*Task prompt:*
Please transcribe the data that follows without the pictures, keeping every word the same.

*Collected material:*
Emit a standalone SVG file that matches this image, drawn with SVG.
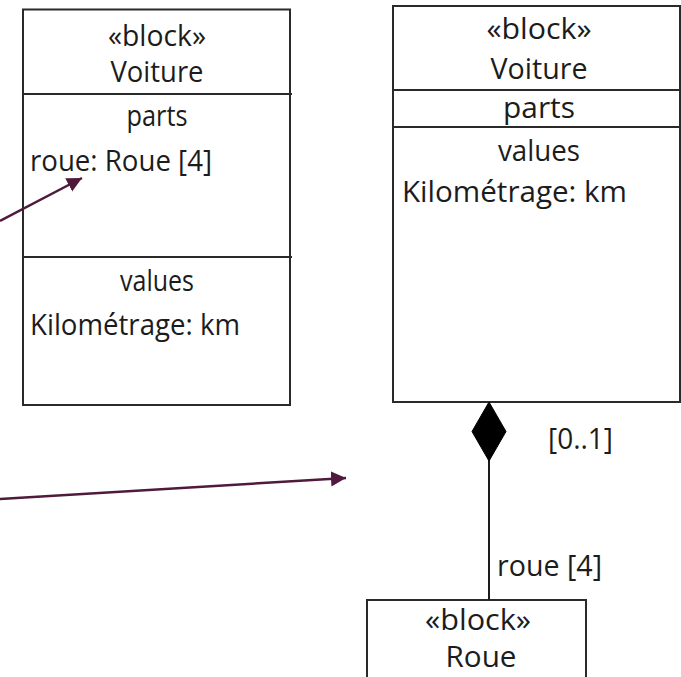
<svg xmlns="http://www.w3.org/2000/svg" width="681" height="677" viewBox="0 0 681 677">
<defs>
<style>
.box{fill:#fff;stroke:#2a2a2a;stroke-width:2}
.div{stroke:#2a2a2a;stroke-width:2}
.t{font-family:"Open Sans","Noto Sans",sans-serif;font-size:29px;fill:#1c1c1c}
.c{text-anchor:middle}
.arr{stroke:#4f1a3c;stroke-width:2.5;fill:none}
.assoc{stroke:#1c1c1c;stroke-width:2;fill:none}
</style>
<marker id="ah" markerUnits="userSpaceOnUse" markerWidth="16" markerHeight="16" refX="15" refY="7.5" orient="auto" viewBox="0 0 16 15">
<path d="M0,0 L15,7.5 L0,15 z" fill="#4f1a3c"/>
</marker>
</defs>
<rect width="681" height="677" fill="#fff"/>
<g id="voiture-left">
<rect class="box" x="23" y="9.5" width="267" height="395.5"/>
<line class="div" x1="23" y1="94" x2="292" y2="94"/>
<line class="div" x1="23" y1="257" x2="292" y2="257"/>
<text class="t c" x="157" y="46" textLength="98" lengthAdjust="spacingAndGlyphs">«block»</text>
<text class="t c" x="157" y="82" textLength="93" lengthAdjust="spacingAndGlyphs">Voiture</text>
<text class="t c" x="157" y="126" textLength="61" lengthAdjust="spacingAndGlyphs">parts</text>
<text class="t" x="30" y="171" textLength="182" lengthAdjust="spacingAndGlyphs">roue: Roue [4]</text>
<text class="t c" x="157" y="291" textLength="74" lengthAdjust="spacingAndGlyphs">values</text>
<text class="t" x="30" y="335" textLength="210" lengthAdjust="spacingAndGlyphs">Kilométrage: km</text>
</g>
<g id="voiture-right">
<rect class="box" x="393" y="6" width="287" height="396"/>
<line class="div" x1="393" y1="90" x2="680" y2="90"/>
<line class="div" x1="393" y1="127" x2="680" y2="127"/>
<text class="t c" x="539" y="39" textLength="105" lengthAdjust="spacingAndGlyphs">«block»</text>
<text class="t c" x="539" y="79" textLength="97" lengthAdjust="spacingAndGlyphs">Voiture</text>
<text class="t c" x="539" y="118" textLength="72" lengthAdjust="spacingAndGlyphs">parts</text>
<text class="t c" x="539" y="161" textLength="82" lengthAdjust="spacingAndGlyphs">values</text>
<text class="t" x="402" y="202" textLength="225" lengthAdjust="spacingAndGlyphs">Kilométrage: km</text>
</g>
<g id="roue">
<rect class="box" x="367" y="600" width="219" height="90"/>
<text class="t c" x="478" y="630" textLength="106" lengthAdjust="spacingAndGlyphs">«block»</text>
<text class="t c" x="481" y="667" textLength="71" lengthAdjust="spacingAndGlyphs">Roue</text>
</g>
<g id="connectors">
<line class="assoc" x1="489" y1="460" x2="489" y2="600"/>
<path d="M489,402 L506,431.5 L489,461 L472,431.5 z" fill="#000" stroke="#000" stroke-width="1"/>
<text class="t" x="548" y="449" textLength="65" lengthAdjust="spacingAndGlyphs">[0..1]</text>
<text class="t" x="497" y="576" textLength="105" lengthAdjust="spacingAndGlyphs">roue [4]</text>
<line class="arr" x1="0" y1="221" x2="82" y2="178" marker-end="url(#ah)"/>
<line class="arr" x1="0" y1="499" x2="346" y2="478" marker-end="url(#ah)"/>
</g>
</svg>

*Result of this task:*
Emit a standalone SVG file that matches this image, drawn with SVG.
<svg xmlns="http://www.w3.org/2000/svg" width="681" height="677" viewBox="0 0 681 677">
<defs>
<style>
.box{fill:#fff;stroke:#2a2a2a;stroke-width:2}
.div{stroke:#2a2a2a;stroke-width:2}
.t{font-family:"Open Sans","Noto Sans",sans-serif;font-size:29px;fill:#1c1c1c}
.c{text-anchor:middle}
.arr{stroke:#4f1a3c;stroke-width:2.5;fill:none}
.assoc{stroke:#1c1c1c;stroke-width:2;fill:none}
</style>
<marker id="ah" markerUnits="userSpaceOnUse" markerWidth="16" markerHeight="16" refX="15" refY="7.5" orient="auto" viewBox="0 0 16 15">
<path d="M0,0 L15,7.5 L0,15 z" fill="#4f1a3c"/>
</marker>
</defs>
<rect width="681" height="677" fill="#fff"/>
<g id="voiture-left">
<rect class="box" x="23" y="9.5" width="267" height="395.5"/>
<line class="div" x1="23" y1="94" x2="292" y2="94"/>
<line class="div" x1="23" y1="257" x2="292" y2="257"/>
<text class="t c" x="157" y="46" textLength="98" lengthAdjust="spacingAndGlyphs">«block»</text>
<text class="t c" x="157" y="82" textLength="93" lengthAdjust="spacingAndGlyphs">Voiture</text>
<text class="t c" x="157" y="126" textLength="61" lengthAdjust="spacingAndGlyphs">parts</text>
<text class="t" x="30" y="171" textLength="182" lengthAdjust="spacingAndGlyphs">roue: Roue [4]</text>
<text class="t c" x="157" y="291" textLength="74" lengthAdjust="spacingAndGlyphs">values</text>
<text class="t" x="30" y="335" textLength="210" lengthAdjust="spacingAndGlyphs">Kilométrage: km</text>
</g>
<g id="voiture-right">
<rect class="box" x="393" y="6" width="287" height="396"/>
<line class="div" x1="393" y1="90" x2="680" y2="90"/>
<line class="div" x1="393" y1="127" x2="680" y2="127"/>
<text class="t c" x="539" y="39" textLength="105" lengthAdjust="spacingAndGlyphs">«block»</text>
<text class="t c" x="539" y="79" textLength="97" lengthAdjust="spacingAndGlyphs">Voiture</text>
<text class="t c" x="539" y="118" textLength="72" lengthAdjust="spacingAndGlyphs">parts</text>
<text class="t c" x="539" y="161" textLength="82" lengthAdjust="spacingAndGlyphs">values</text>
<text class="t" x="402" y="202" textLength="225" lengthAdjust="spacingAndGlyphs">Kilométrage: km</text>
</g>
<g id="roue">
<rect class="box" x="367" y="600" width="219" height="90"/>
<text class="t c" x="478" y="630" textLength="106" lengthAdjust="spacingAndGlyphs">«block»</text>
<text class="t c" x="481" y="667" textLength="71" lengthAdjust="spacingAndGlyphs">Roue</text>
</g>
<g id="connectors">
<line class="assoc" x1="489" y1="460" x2="489" y2="600"/>
<path d="M489,402 L506,431.5 L489,461 L472,431.5 z" fill="#000" stroke="#000" stroke-width="1"/>
<text class="t" x="548" y="449" textLength="65" lengthAdjust="spacingAndGlyphs">[0..1]</text>
<text class="t" x="497" y="576" textLength="105" lengthAdjust="spacingAndGlyphs">roue [4]</text>
<line class="arr" x1="0" y1="221" x2="82" y2="178" marker-end="url(#ah)"/>
<line class="arr" x1="0" y1="499" x2="346" y2="478" marker-end="url(#ah)"/>
</g>
</svg>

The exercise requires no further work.